Beberapa instrumen non tarif yang akan digunakan pemerintah dalam mempertahankan daya saing produk Indonesia antara lain adalah:

  1. Penggunaan Standar Nasional Indonesia

  2. Instrumen Label Halal

  3. Instrumen Label Berbahasa Indonesia

  4. Pengetatan Pengawasan Pasar

Masih banyak lagi instrumen hambatan non tarif yang bisa diterapkan oleh Indonesia untuk mengatasi FTA ASEAN-China tersebut.

FTA ASEAN-China menyepakati 928 pos tarif bea masuk dihapuskan. Namun, beberapa sektor industri meminta penundaan atas pembebasan pos tarif tertentu, terutama industri logam, makanan dan minuman, mesin, tekstil dan elektronika.

Saat ini pemerintah tengah memperjuangkan 314 produk dari sekitar delapan sektor industri yang akan dinegosiasikan lagi dengan pihak China yaitu industri besi dan baja, petrokimia, makanan dan minuman, tekstil dan produk tekstil, furniture, alas kaki, kimia organik serta elektronika.


KESIMPULAN:

Manfaat FTA ASEAN-China terhadap Indonesia

Dari artikel/kasus di atas dapat ditarik kesimpulan bahwa manfaat FTA ASEAN-China terhadap Indonesia antara lain adalah:

Positif

Secara umum manfaat positif FTA ASEAN-China terhadap Indonesia adalah terjadinya trade creation dan trade diversion.
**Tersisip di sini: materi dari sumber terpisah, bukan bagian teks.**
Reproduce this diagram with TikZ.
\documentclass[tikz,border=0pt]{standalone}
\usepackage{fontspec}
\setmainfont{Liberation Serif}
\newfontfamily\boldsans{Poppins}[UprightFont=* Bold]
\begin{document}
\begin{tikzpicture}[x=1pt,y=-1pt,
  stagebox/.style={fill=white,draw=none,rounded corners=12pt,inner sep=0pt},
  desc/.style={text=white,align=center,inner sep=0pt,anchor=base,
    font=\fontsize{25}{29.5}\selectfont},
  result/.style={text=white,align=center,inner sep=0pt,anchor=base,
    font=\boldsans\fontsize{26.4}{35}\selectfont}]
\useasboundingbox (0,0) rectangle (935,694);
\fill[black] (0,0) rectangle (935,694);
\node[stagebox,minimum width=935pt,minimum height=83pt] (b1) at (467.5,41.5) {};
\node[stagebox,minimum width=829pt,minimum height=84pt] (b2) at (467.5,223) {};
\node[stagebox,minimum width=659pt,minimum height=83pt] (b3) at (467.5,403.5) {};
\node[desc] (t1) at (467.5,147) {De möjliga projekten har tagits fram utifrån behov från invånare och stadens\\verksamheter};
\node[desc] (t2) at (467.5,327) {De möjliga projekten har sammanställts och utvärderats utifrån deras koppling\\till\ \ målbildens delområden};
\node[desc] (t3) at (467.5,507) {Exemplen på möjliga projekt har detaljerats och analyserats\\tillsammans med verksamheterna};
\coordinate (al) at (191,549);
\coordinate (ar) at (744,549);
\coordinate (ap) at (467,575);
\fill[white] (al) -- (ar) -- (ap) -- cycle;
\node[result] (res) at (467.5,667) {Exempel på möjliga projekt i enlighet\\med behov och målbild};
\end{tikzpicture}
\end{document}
  • Trade creation yaitu terciptanya transaksi dagang antar anggota FTA yang sebelumnya tidak pernah terjadi, akibat adanya insentif-insentif karena terbentuknya FTA.

  • Trade diversion terjadi akibat adanya insentif penurunan tarif, misalnya Indonesia yang sebelumnya selalu mengimpor gula hanya dari China beralih menjadi mengimpor gula dari Thailand karena menjadi lebih murah dan berhenti mengimpor gula dari China.
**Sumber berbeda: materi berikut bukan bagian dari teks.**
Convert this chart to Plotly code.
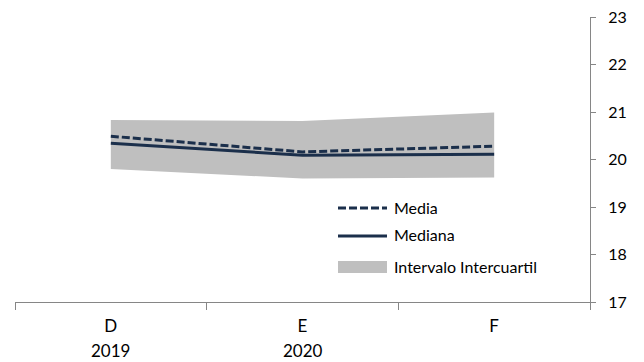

  • Manfaat trade creation jauh lebih besar dibandingkan trade diversion. Selain itu juga terjadi pemanfaatan bersama sumber daya regional dan peningkatan efisiensi akibat terbentuknya spesialisasi diantara para pelaku industri dan perdagangan yang terpacu oleh adanya insentif liberalisasi tarif dan non-tarif. Dalam kerangka FTA, posisi tawar ekonomi regional menjadi lebih kuat dalam menarik mitra dagang dan investor asing maupun domestik yang pada gilirannya meningkatkan kesejahteraan penduduk negara anggota. FTA dapat pula menciptakan sinergi baik antar anggota maupun secara kelompok regionalnya dengan regional lainnya sebagai manfaat berganda (multiplier effect) yang menguntungkan perekonomian dunia.

Secara khusus, manfaat FTA ASEAN-China untuk sektor pertanian Indonesia antara lain : (a) peningkatan volume perdagangan produk pertanian melalui penurunan tarif bea masuk di negara RRC yang penduduknya terbesar di dunia dan merupakan salah satu negara dengan tingkat pertumbuhan ekonomi tertinggi di dunia; (b) peningkatan kerjasama investasi; (c) kerjasama ekonomi, melalui kerjasama peningkatan capacity building.

  • Ekspor sektor komoditas unggulan, seperti minyak kelapa sawit atau crude palm oil (CPO), kakao, dan gelas mengalami peningkatan seiring pemberlakuan FTA.

  • FTA mampu mendorong peningkatan investasi dari China ke Indonesia. "Ekspor kita meningkat ke China, seperti CPO dan kakao.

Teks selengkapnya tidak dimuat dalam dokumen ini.